Malta’s MGA continues to refine its framework incrementally rather than revolutionarily. The authority has signalled interest in a unified self-exclusion database that would operate across EU jurisdictions — a measure that, if implemented, would bring MGA-licensed casinos closer to the GamStop model in one significant respect. The MGA’s regulatory approach in 2026 is less about introducing new rules and more about deepening enforcement of existing ones: more audits, more compliance reviews, and more willingness to revoke licences from operators that treat regulatory obligations as suggestions.

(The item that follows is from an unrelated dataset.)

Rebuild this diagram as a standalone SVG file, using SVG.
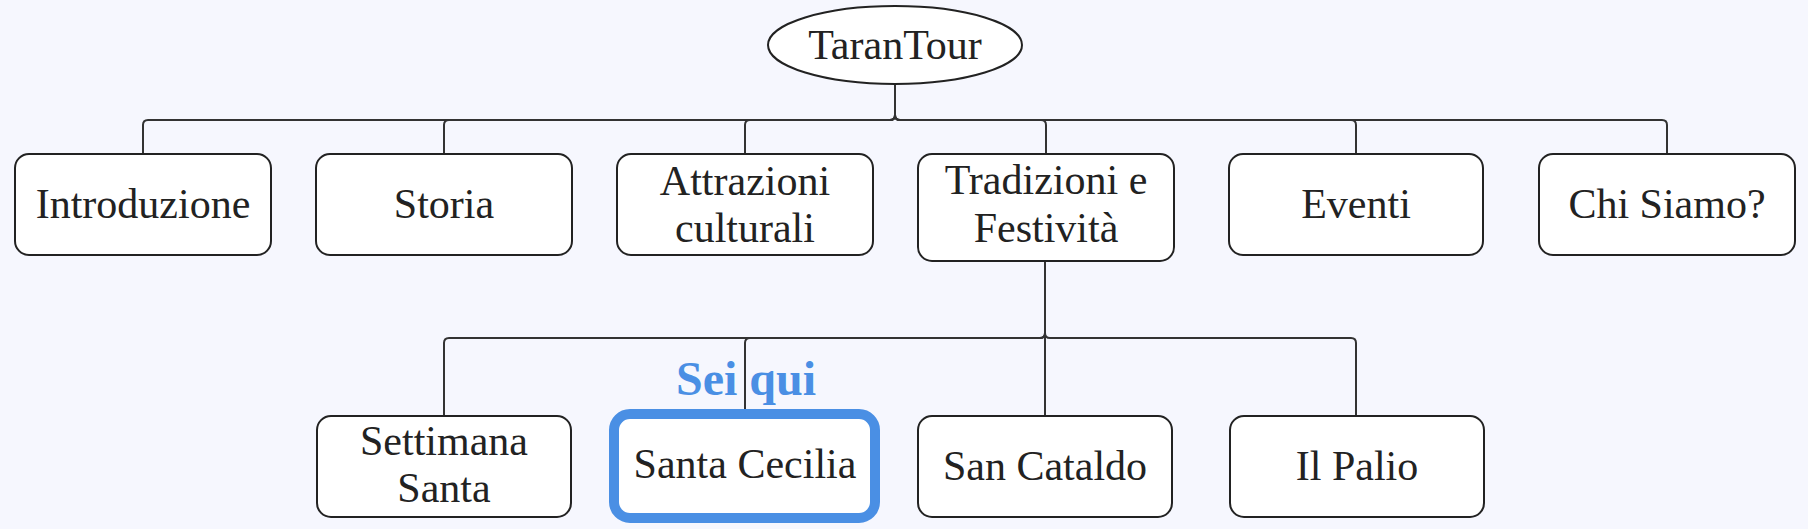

Gibraltar maintains its selective, quality-over-quantity approach, and the post-Brexit regulatory relationship with the UK remains in flux. The territory’s small number of licensees and rigorous compliance standards leave relatively little room for further tightening, but the evolving relationship with UKGC oversight could affect how Gibraltar-licensed casinos interact with UK players in the medium term.
For UK players using non-GamStop casinos, the long-term trend is toward convergence. Offshore jurisdictions are gradually raising their standards — not to match the UKGC’s most restrictive measures, but to meet a baseline of player protection that the international market increasingly demands. This means that the gap between playing at a well-regulated offshore casino and playing at a UKGC site will likely narrow over the next several years, at least in terms of core protections like fund segregation, game fairness testing, and dispute resolution. The gameplay restrictions — spin-speed caps, stake limits, bonus wagering caps — will remain the primary differentiator, because those are uniquely British regulatory choices that offshore jurisdictions have no intention of replicating.
In the meantime, the licence on the footer remains the most important piece of text on any non-GamStop casino website. Understanding what it means — what the jurisdiction requires, what it enforces, and where its oversight falls short — is the single best investment of time a UK player can make before depositing a single pound.